As recently as December, Tan, a member of the Sentosa Golf Club, became the first Singaporean to win herself a player’s card for the LPGA’s secondary circuit, the Epson Tour. Then, in early February, she emerged as the top qualifier – she won by five – for what will be her fifth appearance in the HSBC.  Who among her fellow members won’t want to congratulate her on those feats when she signs on at the start of the tournament week?

 

 

Yet it is not just the club members who will be feeling inordinately proud of Tan. HSBC and the LPGA Tour players will be feeling much the same in that Tan has upped her game every time she has joined them for their Singapore week.

It all started when she was a 15-year-old invitee to the ’14 instalment and someone had fixed for her to have a practice round alongside the then 17-year-old Lydia Ko. You would have thought that Tan would have been asking Ko a series of questions when it was the other way about, with Ko quizzing Tan on the best places to eat and what she needed to see.

In fact, just playing alongside a player of Ko’s stature was enough in itself . “Lydia wasn’t telling me what to do or anything,” said Tan, “but I couldn’t stop learning from the way she played. She wasn’t a long hitter but she was so smart on every shot.”

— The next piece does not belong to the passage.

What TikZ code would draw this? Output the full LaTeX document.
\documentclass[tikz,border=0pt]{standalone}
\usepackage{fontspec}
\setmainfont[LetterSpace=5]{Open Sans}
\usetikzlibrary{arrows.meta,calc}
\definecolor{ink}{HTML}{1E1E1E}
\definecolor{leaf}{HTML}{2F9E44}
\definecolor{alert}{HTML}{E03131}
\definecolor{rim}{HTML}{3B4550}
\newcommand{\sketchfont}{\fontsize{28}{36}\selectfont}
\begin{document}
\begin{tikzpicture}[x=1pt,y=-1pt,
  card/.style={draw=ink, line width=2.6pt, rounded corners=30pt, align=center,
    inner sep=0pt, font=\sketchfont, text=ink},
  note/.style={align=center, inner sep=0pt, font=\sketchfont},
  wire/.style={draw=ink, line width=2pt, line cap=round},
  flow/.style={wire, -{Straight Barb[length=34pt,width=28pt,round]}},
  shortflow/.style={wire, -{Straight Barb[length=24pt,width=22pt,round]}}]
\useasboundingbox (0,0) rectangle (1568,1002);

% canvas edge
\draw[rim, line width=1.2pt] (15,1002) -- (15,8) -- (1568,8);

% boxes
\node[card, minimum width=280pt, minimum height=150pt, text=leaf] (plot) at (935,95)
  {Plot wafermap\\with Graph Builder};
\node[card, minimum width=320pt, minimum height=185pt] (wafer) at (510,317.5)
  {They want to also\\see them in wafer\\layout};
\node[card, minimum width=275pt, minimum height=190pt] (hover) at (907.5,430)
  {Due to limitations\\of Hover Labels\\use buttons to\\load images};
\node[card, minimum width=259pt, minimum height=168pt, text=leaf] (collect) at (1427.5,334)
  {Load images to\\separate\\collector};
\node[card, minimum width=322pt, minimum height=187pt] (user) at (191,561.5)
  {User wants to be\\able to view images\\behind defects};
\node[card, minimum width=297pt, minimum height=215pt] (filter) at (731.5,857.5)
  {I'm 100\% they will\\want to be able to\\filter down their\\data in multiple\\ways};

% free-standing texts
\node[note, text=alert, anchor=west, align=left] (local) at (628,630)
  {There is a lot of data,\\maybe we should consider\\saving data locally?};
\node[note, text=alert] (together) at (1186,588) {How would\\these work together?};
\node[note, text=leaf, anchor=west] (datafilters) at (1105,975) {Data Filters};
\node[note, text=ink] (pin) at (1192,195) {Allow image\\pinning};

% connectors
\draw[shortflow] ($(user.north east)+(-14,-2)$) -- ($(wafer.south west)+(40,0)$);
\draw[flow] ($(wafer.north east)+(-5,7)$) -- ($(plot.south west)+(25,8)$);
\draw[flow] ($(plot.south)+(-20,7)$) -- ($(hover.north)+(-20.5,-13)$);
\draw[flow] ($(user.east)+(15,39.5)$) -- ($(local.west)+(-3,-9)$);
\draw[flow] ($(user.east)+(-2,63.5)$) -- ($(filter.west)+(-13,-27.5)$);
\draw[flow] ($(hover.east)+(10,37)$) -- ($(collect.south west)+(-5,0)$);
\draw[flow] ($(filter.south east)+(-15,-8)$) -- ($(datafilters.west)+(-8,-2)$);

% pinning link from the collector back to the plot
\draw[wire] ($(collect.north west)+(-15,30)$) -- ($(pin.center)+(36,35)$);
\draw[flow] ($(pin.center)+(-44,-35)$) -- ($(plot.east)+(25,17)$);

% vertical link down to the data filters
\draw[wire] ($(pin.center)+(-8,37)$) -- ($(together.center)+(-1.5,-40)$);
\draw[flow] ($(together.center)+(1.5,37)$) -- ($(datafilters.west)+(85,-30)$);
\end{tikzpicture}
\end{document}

As for Lesson 2, that was about her long-term future. “From that day on,” said Tan, “I knew that I wanted to be a professional.”

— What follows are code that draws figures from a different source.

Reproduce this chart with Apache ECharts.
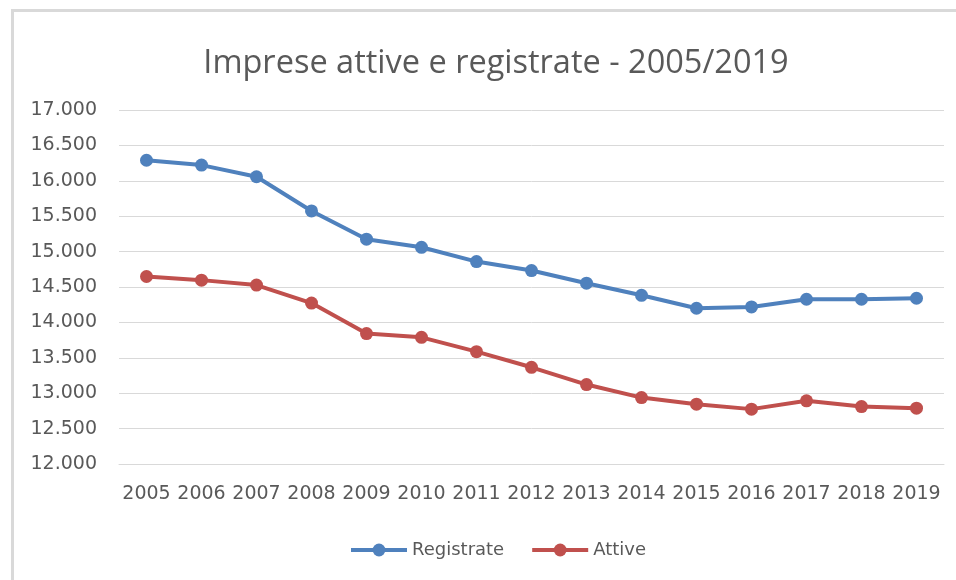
<!DOCTYPE html>
<html>
<head>
<meta charset="utf-8">
<script src="https://cdn.jsdelivr.net/npm/echarts@6/dist/echarts.min.js"></script>
<style>
  html, body { margin: 0; padding: 0; background: #fff; }
  #chart { width: 956px; height: 580px; }
</style>
</head>
<body>
<div id="chart"></div>
<script>
// dati
const years = ['2005', '2006', '2007', '2008', '2009', '2010', '2011', '2012', '2013', '2014', '2015', '2016', '2017', '2018', '2019']
const registrate = [16290, 16222, 16057, 15574, 15175, 15061, 14859, 14732, 14554, 14383, 14200, 14218, 14327, 14327, 14341]
const attive = [14648, 14597, 14527, 14273, 13842, 13789, 13587, 13366, 13122, 12938, 12845, 12775, 12892, 12811, 12789]
const yMin = 12000
const yMax = 17000
const yStep = 500

const gray = '#595959'
const font = 'DejaVu Sans'

// separatore delle migliaia all'italiana
const fmt = v => String(v).replace(/\B(?=(\d{3})+(?!\d))/g, '.')

const chart = echarts.init(document.getElementById('chart'))
chart.setOption({
  backgroundColor: '#fff',
  animation: false,
  title: {
    text: 'Imprese attive e registrate - 2005/2019',
    left: 491,
    top: 42,
    textAlign: 'center',
    textStyle: { fontFamily: 'Open Sans', fontSize: 32.5, fontWeight: 'normal', color: gray }
  },
  legend: {
    data: ['Registrate', 'Attive'],
    left: 344,
    top: 536,
    itemWidth: 56,
    itemHeight: 16,
    itemGap: 26,
    lineStyle: { width: 4 },
    textStyle: { fontFamily: font, fontSize: 18, color: gray }
  },
  grid: { left: 119, right: 12, top: 110, bottom: 116 },
  xAxis: {
    type: 'category',
    data: years,
    axisTick: { show: false },
    axisLine: { lineStyle: { color: '#D9D9D9', width: 1 } },
    axisLabel: { fontFamily: font, fontSize: 19, color: gray, margin: 21, interval: 0 }
  },
  yAxis: {
    type: 'value',
    min: yMin,
    max: yMax,
    interval: yStep,
    axisLine: { show: false },
    axisTick: { show: false },
    splitLine: { lineStyle: { color: '#D9D9D9', width: 1 } },
    axisLabel: { fontFamily: font, fontSize: 19, color: gray, margin: 22, formatter: fmt }
  },
  series: [
    {
      name: 'Registrate',
      type: 'line',
      data: registrate,
      symbol: 'circle',
      symbolSize: 13,
      color: '#4F81BD',
      lineStyle: { width: 4 }
    },
    {
      name: 'Attive',
      type: 'line',
      data: attive,
      symbol: 'circle',
      symbolSize: 13,
      color: '#C0504D',
      lineStyle: { width: 4 }
    }
  ],
  graphic: [{
    type: 'rect',
    shape: { x: 12.5, y: 10.5, width: 1000, height: 1000 },
    style: { fill: 'none', stroke: '#D9D9D9', lineWidth: 3 },
    silent: true
  }]
})
</script>
</body>
</html>
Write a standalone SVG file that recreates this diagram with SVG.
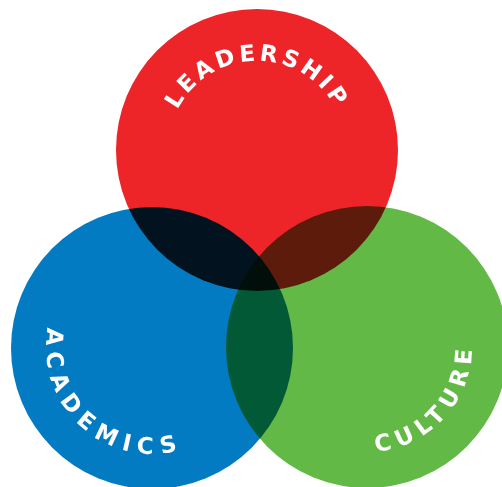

Her parents, both of whom play their golf at the Sentosa GC, were happy to go along with the idea, allowing their daughter to leave school early in order play on the Australian Amateur tour, and then on a China Tour which accommodates professionals and amateurs alike.

By the time she teed up in the local qualifier of 2021, Tan had come on in leaps and bounds. She made her way into a three-way play-off along with Sarah Tan, no relation, and Callista Chen. The whole of Singapore Island would have been shaking with nerves as Chen hit two drives out of bounds to rule herself out the contest. Next, the two Tans hit into bunkers beside the green. Sarah ended up with a shaky bogey whereas Amanda got up and down for a winning par.

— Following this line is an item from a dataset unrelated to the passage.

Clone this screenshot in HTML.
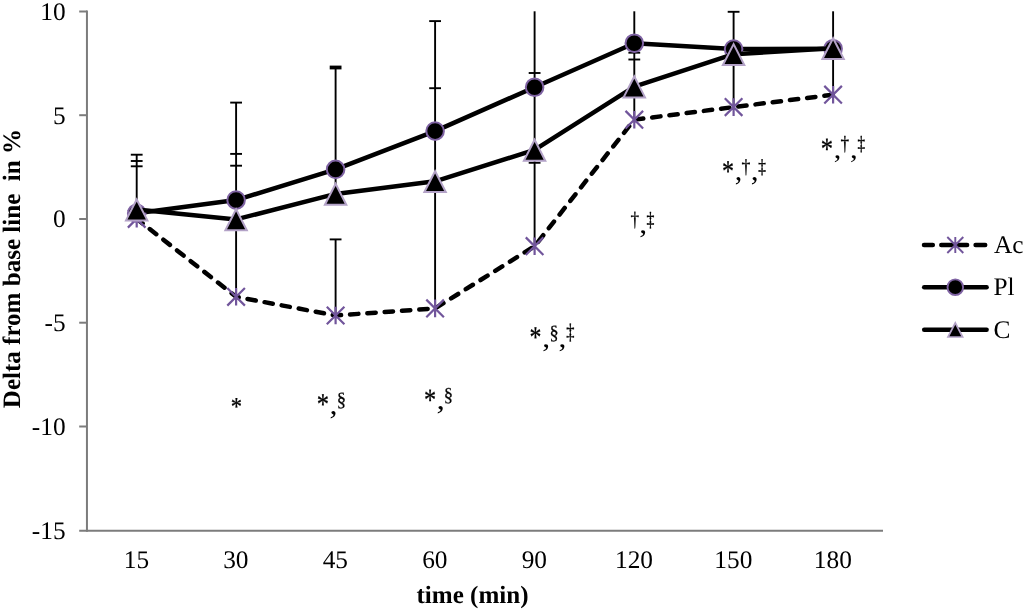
<!DOCTYPE html>
<html lang="en"><head><meta charset="utf-8"><title>Delta from base line in %</title>
<style>html,body{margin:0;padding:0;background:#fff}body{width:1024px;height:611px;overflow:hidden}svg{display:block}text{font-family:"Liberation Serif","Times New Roman",serif;fill:#000;text-rendering:geometricPrecision}</style></head><body>
<svg width="1024" height="611" viewBox="0 0 1024 611">
<rect width="1024" height="611" fill="#fff"/>
<g stroke="#7c7c7c" stroke-width="2" fill="none">
<path d="M86.95 10.5V531.8"/>
<path d="M79.2 530.8H883"/>
<path d="M79.2 11.5H87"/>
<path d="M79.2 115.2H87"/>
<path d="M79.2 219H87"/>
<path d="M79.2 322.7H87"/>
<path d="M79.2 426.5H87"/>
</g>
<g font-size="25.33" text-anchor="end">
<text x="65.6" y="19.9">10</text>
<text x="65.6" y="123.6">5</text>
<text x="65.6" y="227.4">0</text>
<text x="65.6" y="331.1">-5</text>
<text x="65.6" y="434.9">-10</text>
<text x="65.6" y="538.9">-15</text>
</g>
<g font-size="25.33" text-anchor="middle">
<text x="136.4" y="567.6">15</text>
<text x="235.8" y="567.6">30</text>
<text x="335.3" y="567.6">45</text>
<text x="434.8" y="567.6">60</text>
<text x="534.3" y="567.6">90</text>
<text x="634.0" y="567.6">120</text>
<text x="733.3" y="567.6">150</text>
<text x="832.8" y="567.6">180</text>
</g>
<text x="416.5" y="603.4" font-size="25.05" font-weight="bold">time (min)</text>
<text transform="translate(19.7 408.2) rotate(-90)" font-size="25.05" font-weight="bold" style="white-space:pre" xml:space="preserve">Delta from base line  in %</text>
<polyline points="136.7,218.8 236.1,296.8 335.6,315.5 435.1,308.4 534.6,246.2 634.3,119.7 733.6,107.1 833.1,94.7" fill="none" stroke="#000" stroke-width="4.5" stroke-dasharray="8.35 9" stroke-dashoffset="0.8" stroke-linecap="round" stroke-linejoin="round"/>
<g stroke="#000" stroke-width="1.9" fill="none">
<path d="M136.7 154.7V218.8"/>
<path d="M236.1 102.6V296.8"/>
<path d="M335.6 67.5V194"/>
<path d="M335.6 239.4V315.5"/>
<path d="M435.1 21.1V308.4"/>
<path d="M534.6 11.3V246.2"/>
<path d="M634.3 11.3V119.7"/>
<path d="M733.6 11.8V107.1"/>
<path d="M833.1 11.3V94.7"/>
</g>
<path d="M130.79999999999998 154.7H142.6" stroke="#000" stroke-width="1.9"/>
<path d="M130.79999999999998 161H142.6" stroke="#000" stroke-width="1.9"/>
<path d="M130.79999999999998 166.3H142.6" stroke="#000" stroke-width="1.9"/>
<path d="M230.2 102.6H242.0" stroke="#000" stroke-width="1.9"/>
<path d="M230.2 153.9H242.0" stroke="#000" stroke-width="1.9"/>
<path d="M230.2 165.7H242.0" stroke="#000" stroke-width="1.9"/>
<path d="M329.70000000000005 239.4H341.5" stroke="#000" stroke-width="1.9"/>
<path d="M429.20000000000005 21.1H441.0" stroke="#000" stroke-width="1.9"/>
<path d="M429.20000000000005 88.2H441.0" stroke="#000" stroke-width="1.9"/>
<path d="M528.7 73H540.5" stroke="#000" stroke-width="1.9"/>
<path d="M528.7 162.8H540.5" stroke="#000" stroke-width="1.9"/>
<path d="M628.4 52.7H640.1999999999999" stroke="#000" stroke-width="1.9"/>
<path d="M628.4 59.5H640.1999999999999" stroke="#000" stroke-width="1.9"/>
<path d="M727.7 11.8H739.5" stroke="#000" stroke-width="1.9"/>
<path d="M329.70000000000005 67.5H341.5" stroke="#000" stroke-width="3.8"/>
<path d="M127.89999999999999 210.0L145.5 227.60000000000002M127.89999999999999 227.60000000000002L145.5 210.0M136.7 210.0V227.60000000000002" stroke="#71559B" stroke-width="2.2" fill="none"/>
<path d="M227.29999999999998 288.0L244.9 305.6M227.29999999999998 305.6L244.9 288.0M236.1 288.0V305.6" stroke="#71559B" stroke-width="2.2" fill="none"/>
<path d="M326.8 306.7L344.40000000000003 324.3M326.8 324.3L344.40000000000003 306.7M335.6 306.7V324.3" stroke="#71559B" stroke-width="2.2" fill="none"/>
<path d="M426.3 299.59999999999997L443.90000000000003 317.2M426.3 317.2L443.90000000000003 299.59999999999997M435.1 299.59999999999997V317.2" stroke="#71559B" stroke-width="2.2" fill="none"/>
<path d="M525.8000000000001 237.39999999999998L543.4 255.0M525.8000000000001 255.0L543.4 237.39999999999998M534.6 237.39999999999998V255.0" stroke="#71559B" stroke-width="2.2" fill="none"/>
<path d="M625.5 110.9L643.0999999999999 128.5M625.5 128.5L643.0999999999999 110.9M634.3 110.9V128.5" stroke="#71559B" stroke-width="2.2" fill="none"/>
<path d="M724.8000000000001 98.3L742.4 115.89999999999999M724.8000000000001 115.89999999999999L742.4 98.3M733.6 98.3V115.89999999999999" stroke="#71559B" stroke-width="2.2" fill="none"/>
<path d="M824.3000000000001 85.9L841.9 103.5M824.3000000000001 103.5L841.9 85.9M833.1 85.9V103.5" stroke="#71559B" stroke-width="2.2" fill="none"/>
<polyline points="136.7,213.3 236.1,200.1 335.6,169.4 435.1,131.1 534.6,87.2 634.3,43.2 733.6,49.1 833.1,48.7" fill="none" stroke="#000" stroke-width="4.5" stroke-linejoin="round" stroke-linecap="round"/>
<circle cx="136.7" cy="213.3" r="8.8" fill="#000" stroke="#7F63A3" stroke-width="2"/>
<circle cx="236.1" cy="200.1" r="8.8" fill="#000" stroke="#7F63A3" stroke-width="2"/>
<circle cx="335.6" cy="169.4" r="8.8" fill="#000" stroke="#7F63A3" stroke-width="2"/>
<circle cx="435.1" cy="131.1" r="8.8" fill="#000" stroke="#7F63A3" stroke-width="2"/>
<circle cx="534.6" cy="87.2" r="8.8" fill="#000" stroke="#7F63A3" stroke-width="2"/>
<circle cx="634.3" cy="43.2" r="8.8" fill="#000" stroke="#7F63A3" stroke-width="2"/>
<circle cx="733.6" cy="49.1" r="8.8" fill="#000" stroke="#7F63A3" stroke-width="2"/>
<circle cx="833.1" cy="48.7" r="8.8" fill="#000" stroke="#7F63A3" stroke-width="2"/>
<polyline points="136.7,209.6 236.1,219.4 335.6,193.9 435.1,181.3 534.6,149.9 634.3,86.6 733.6,54.2 833.1,48.3" fill="none" stroke="#000" stroke-width="4.5" stroke-linejoin="round" stroke-linecap="round"/>
<path d="M136.7 199.50L147.39999999999998 220.40H125.99999999999999Z" fill="#000" stroke="#B3A2C7" stroke-width="2.0" stroke-linejoin="miter" stroke-miterlimit="10"/>
<path d="M236.1 209.30L246.79999999999998 230.20H225.4Z" fill="#000" stroke="#B3A2C7" stroke-width="2.0" stroke-linejoin="miter" stroke-miterlimit="10"/>
<path d="M335.6 183.80L346.3 204.70H324.90000000000003Z" fill="#000" stroke="#B3A2C7" stroke-width="2.0" stroke-linejoin="miter" stroke-miterlimit="10"/>
<path d="M435.1 171.20L445.8 192.10H424.40000000000003Z" fill="#000" stroke="#B3A2C7" stroke-width="2.0" stroke-linejoin="miter" stroke-miterlimit="10"/>
<path d="M534.6 139.80L545.3000000000001 160.70H523.9Z" fill="#000" stroke="#B3A2C7" stroke-width="2.0" stroke-linejoin="miter" stroke-miterlimit="10"/>
<path d="M634.3 76.50L645.0 97.40H623.5999999999999Z" fill="#000" stroke="#B3A2C7" stroke-width="2.0" stroke-linejoin="miter" stroke-miterlimit="10"/>
<path d="M733.6 44.10L744.3000000000001 65.00H722.9Z" fill="#000" stroke="#B3A2C7" stroke-width="2.0" stroke-linejoin="miter" stroke-miterlimit="10"/>
<path d="M833.1 38.20L843.8000000000001 59.10H822.4Z" fill="#000" stroke="#B3A2C7" stroke-width="2.0" stroke-linejoin="miter" stroke-miterlimit="10"/>
<g><text transform="translate(230.65 415.21) scale(0.871 1)" font-size="25.91" stroke="#000" stroke-width="0.3" stroke-linejoin="round">*</text></g>
<g><text transform="translate(316.85 414.07) scale(0.811 1)" font-size="30.27" stroke="#000" stroke-width="0.3" stroke-linejoin="round">*</text><text transform="translate(329.57 413.53) scale(1.134 1)" font-size="28.43">,</text><text transform="translate(336.75 406.11) scale(0.943 1)" font-size="19.73" stroke="#000" stroke-width="0.25" stroke-linejoin="round">§</text></g>
<g><text transform="translate(423.96 409.61) scale(0.782 1)" font-size="31.09" stroke="#000" stroke-width="0.3" stroke-linejoin="round">*</text><text transform="translate(436.62 408.53) scale(1.181 1)" font-size="28.43">,</text><text transform="translate(443.85 401.17) scale(0.967 1)" font-size="19.24" stroke="#000" stroke-width="0.25" stroke-linejoin="round">§</text></g>
<g><text transform="translate(529.59 346.87) scale(0.786 1)" font-size="30.27" stroke="#000" stroke-width="0.3" stroke-linejoin="round">*</text><text transform="translate(542.30 346.51) scale(1.158 1)" font-size="27.26">,</text><text transform="translate(549.48 338.81) scale(0.928 1)" font-size="19.73" stroke="#000" stroke-width="0.25" stroke-linejoin="round">§</text><text transform="translate(558.40 346.51) scale(1.158 1)" font-size="27.26">,</text><text transform="translate(566.19 338.60) scale(0.740 1)" font-size="22.19" stroke="#000" stroke-width="0.4" stroke-linejoin="round">‡</text></g>
<g><text transform="translate(630.42 226.25) scale(0.847 1)" font-size="20.47" stroke="#000" stroke-width="0.3" stroke-linejoin="round">†</text><text transform="translate(639.30 233.35) scale(1.142 1)" font-size="27.65">,</text><text transform="translate(646.62 226.22) scale(0.774 1)" font-size="20.35" stroke="#000" stroke-width="0.4" stroke-linejoin="round">‡</text></g>
<g><text transform="translate(721.88 180.67) scale(0.795 1)" font-size="30.27" stroke="#000" stroke-width="0.3" stroke-linejoin="round">*</text><text transform="translate(734.65 180.07) scale(1.049 1)" font-size="28.82">,</text><text transform="translate(741.50 172.81) scale(0.891 1)" font-size="19.98" stroke="#000" stroke-width="0.3" stroke-linejoin="round">†</text><text transform="translate(750.80 180.07) scale(1.095 1)" font-size="28.82">,</text><text transform="translate(758.13 172.77) scale(0.770 1)" font-size="19.85" stroke="#000" stroke-width="0.4" stroke-linejoin="round">‡</text></g>
<g><text transform="translate(820.85 158.71) scale(0.790 1)" font-size="31.09" stroke="#000" stroke-width="0.3" stroke-linejoin="round">*</text><text transform="translate(833.75 157.67) scale(1.125 1)" font-size="26.87">,</text><text transform="translate(840.62 150.28) scale(0.857 1)" font-size="20.22" stroke="#000" stroke-width="0.3" stroke-linejoin="round">†</text><text transform="translate(850.02 157.67) scale(1.150 1)" font-size="26.87">,</text><text transform="translate(857.44 150.24) scale(0.749 1)" font-size="20.10" stroke="#000" stroke-width="0.4" stroke-linejoin="round">‡</text></g>
<g stroke="#000" stroke-width="4.5" stroke-linecap="round" fill="none">
<path d="M924.0 245H932.8M941.3 245H967.1M975.6 245H985.2"/>
<path d="M924.2 287.3H986.6"/>
<path d="M924.2 329.7H986.6"/>
</g>
<path d="M947.3 237L963.3 253M947.3 253L963.3 237M955.3 237V253" stroke="#71559B" stroke-width="1.9" fill="none"/>
<circle cx="955.3" cy="287.2" r="7.8" fill="#000" stroke="#7F63A3" stroke-width="1.9"/>
<path d="M955.3 322.80L962.5999999999999 337.00H948.0Z" fill="#000" stroke="#B3A2C7" stroke-width="1.7" stroke-linejoin="miter" stroke-miterlimit="10"/>
<g font-size="25.33">
<text x="994" y="253.1">Ac</text>
<text x="993.5" y="295.2">Pl</text>
<text x="993.4" y="337.6">C</text>
</g>
</svg></body></html>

That was the week in which she confirmed in front of her own people that she was made of the right stuff. True, she was vastly more experienced than her rivals, but she kept her head to keep those underdogs at bay.

Last year, Tan played on the Women’s FCA Tour – an American mini-tour launched by K&G sports. She won one of their ten events and no-one was overly surprised when she collected her Epson Tour player’s card before returning to Singapore in time for her run-away result in the ’23 HSBC qualifier.

 

 

Spectators may well be able to guess what she has learned from the Kos and the Kordas of this world in her HSBC appearances in the coming days.

From the Korda sisters, and from Ko, she will have picked up on the importance they all attach to physical fitness. Ko, for instance, has never made any secret of the time she has spent strengthening her upper body with a view to adding to her length – which she has. An interesting point, this, what with Tan noting in that practice-round of ’14 that Lydia was more a smart hitter than a long one.

Karrie Webb, who was coached by the same Ian Triggs who worked with Tan when she was in Australia, spoke to the press one HSBC week about how her way of coping with pressure was to listen to the birds. Tan, as a resident of Singapore, might not notice the birdsong as much as outsider, but she would seem to have something of a natural gift when it comes to handling the game’s ups and down.

On to what Tan learned from herself in her first HSBC experience. Namely, that she spent too much time looking around “and stuff like that”

This coming week, you won’t see any of the looking around “and stuff like that”.  She could still have what she deems bad days among the good, but what fun for everyone to see a player whose progress is in keeping with that of Asia’s major itself.